Eighteen months later, when China was being heavily promoted as a place of opportunity, a friend persuaded him to look again. By then, he had difficulty finding anyone in Britain who could make castings to the price, quality and delivery dates he required. For another 18 months he found China’s business atmosphere hot and cold – “a roller coaster of emotions. While there you got lots of promises. But as soon as you turned your back things would fall apart.”
He got nowhere with big state corporations. Progress came when he went into “the real China” – to a town three hours north of Beijing on the edge of the Gobi Desert. There, he found a privately owned business whose owner had the necessary synergy. “I warned them that without a Western toilet in their factory they had no chance of doing business with us, or anyone else from the West.”
After a discomfiting experience he had felt better for that! But the company proved it could respond and move fast.
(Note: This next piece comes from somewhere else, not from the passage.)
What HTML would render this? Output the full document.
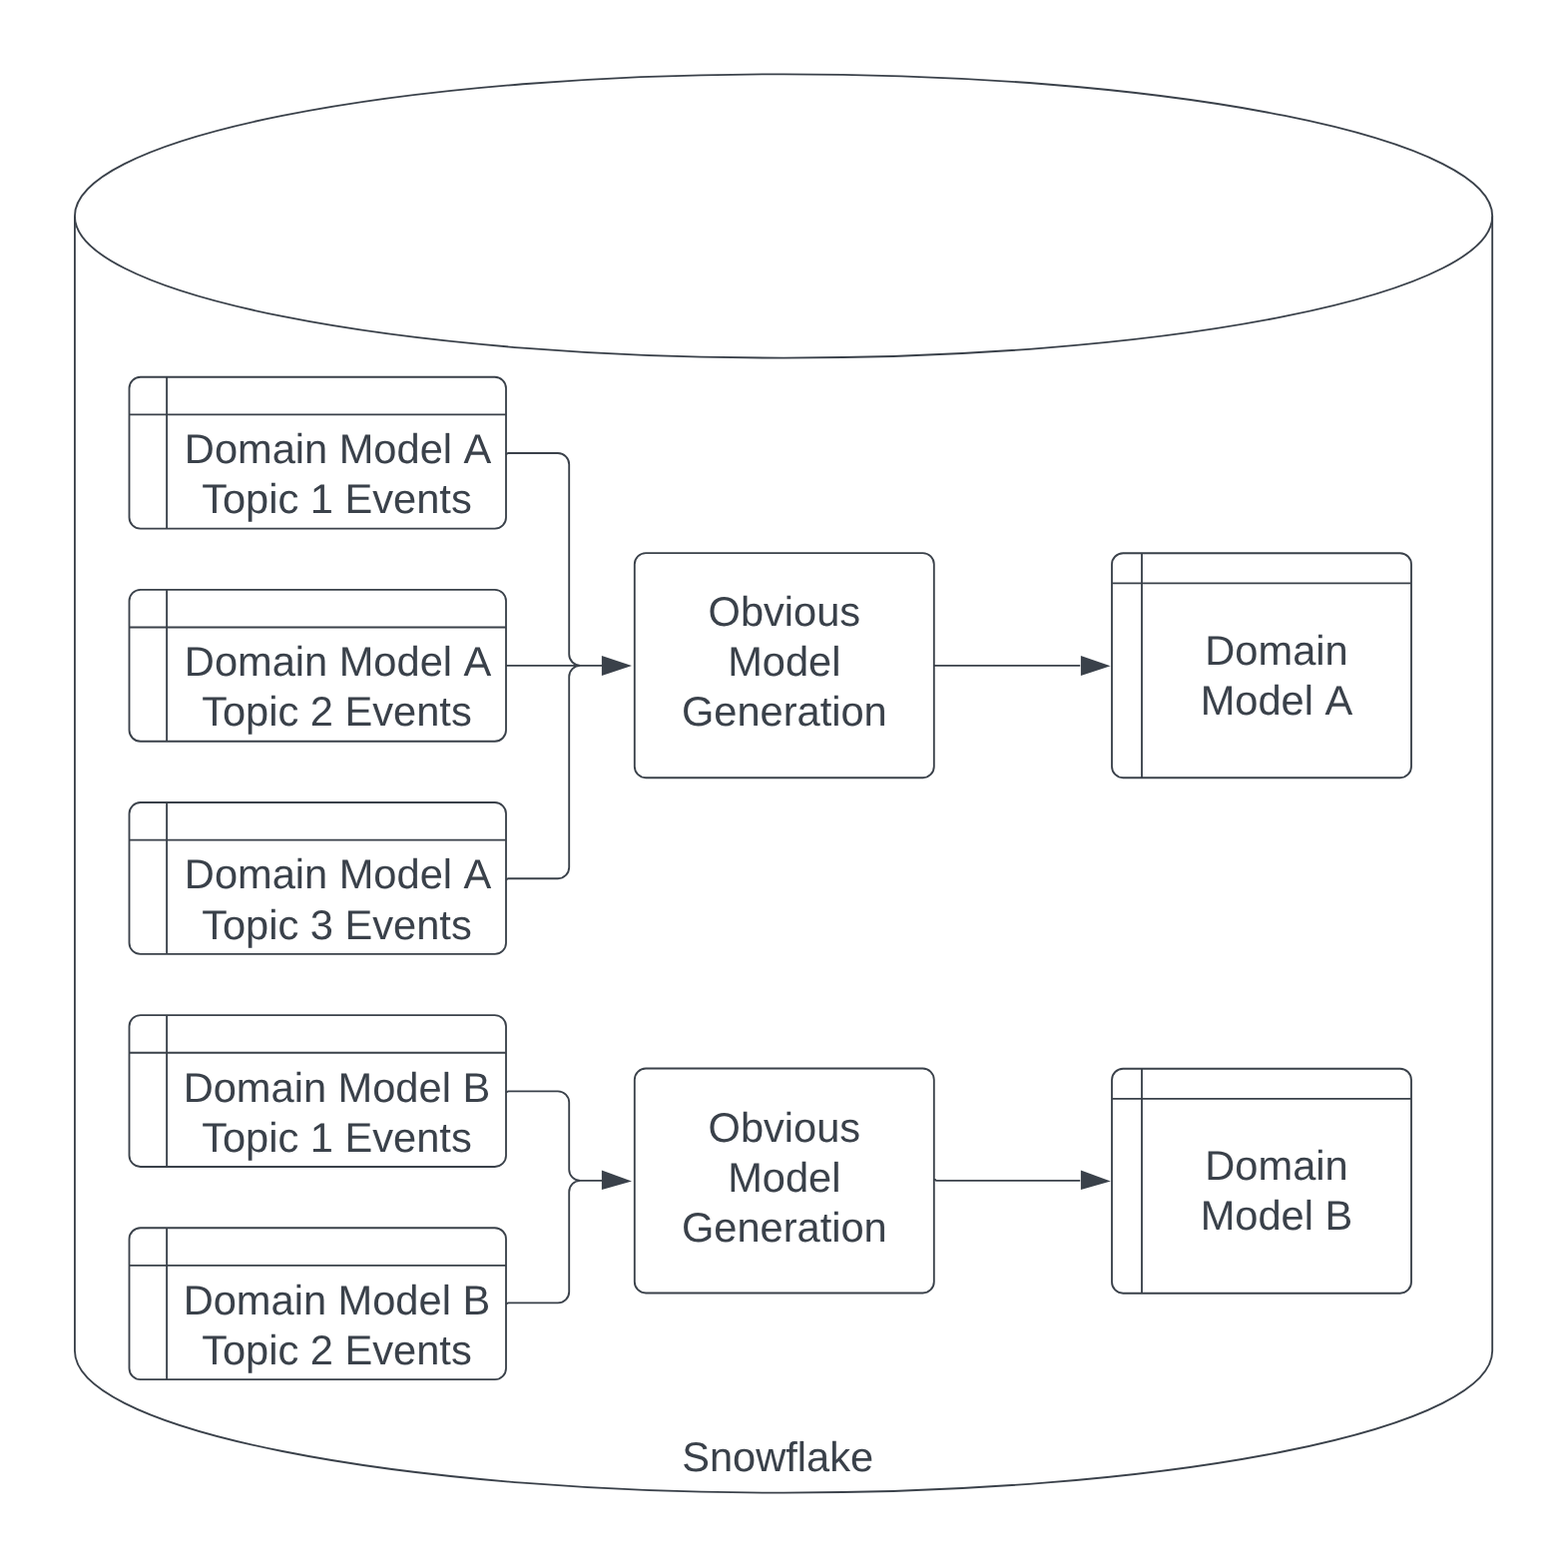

Three months later Keith returned and saw not only a brand new Western toilet block and shower facility, but a whole new office block. Their joint venture is now prospering and, far from spiriting jobs away, it has actually helped to create more work in the North East of England. Through finding a suitable Chinese manufacturer Miller was able to switch from steel fabrication to make products faster that are also lighter and stronger, and also costing less. Key control and decision-making remains in Europe.
Strategic decisions are made in Gibraltar, manufacturing ones in the North East, where 25 staff research and develop. Without the Chinese factor, requiring an investment of about £2.5m, a factory four times bigger would have been necessary and probably unviable here.
As it is, the North East workforce has doubled since Miller moved into China, an additional factory at Cramlington looks likely and the firm previously reliant on organic growth alone is considering two acquisitions.
With the Millers in more of a strategic role - non-executive directors but still owning the company - the search is on for senior sales people, and for a senior engineer to take over Gary and Jacqueline’s daily workload. It looks a happy ship to join, many staff having been there all 27 years since recruitment first got under way.
“My role now is to search for new markets, new growth potential, calculating how business will look like in five years’ time. Where are the opportunities, where are the threats?” says Keith. The opportunities appear to lie in India, Russia, Eastern Europe and South America, but also in established markets like Japan.
Each market requires a different strategy, a different plan. Miller prices may sometimes be up to 15% higher than rivals’. But, says Keith: “We are the most cost-effective, considering the accompanying service, support and back-up.
Our product is reliable, parts and services are available. With our product on your machinery, your capital investment is secure.” With a current output of about 23,000 couplers a year, sales are running according to plan at about £52m, and group profits this year could be about £6-£8m, despite the economic slowdown in the USA. And with year-on-year growth since day one averaging 23%, it looks as if Miller Group continues to grapple every bit as well with its strategies as with its buckets and couplers.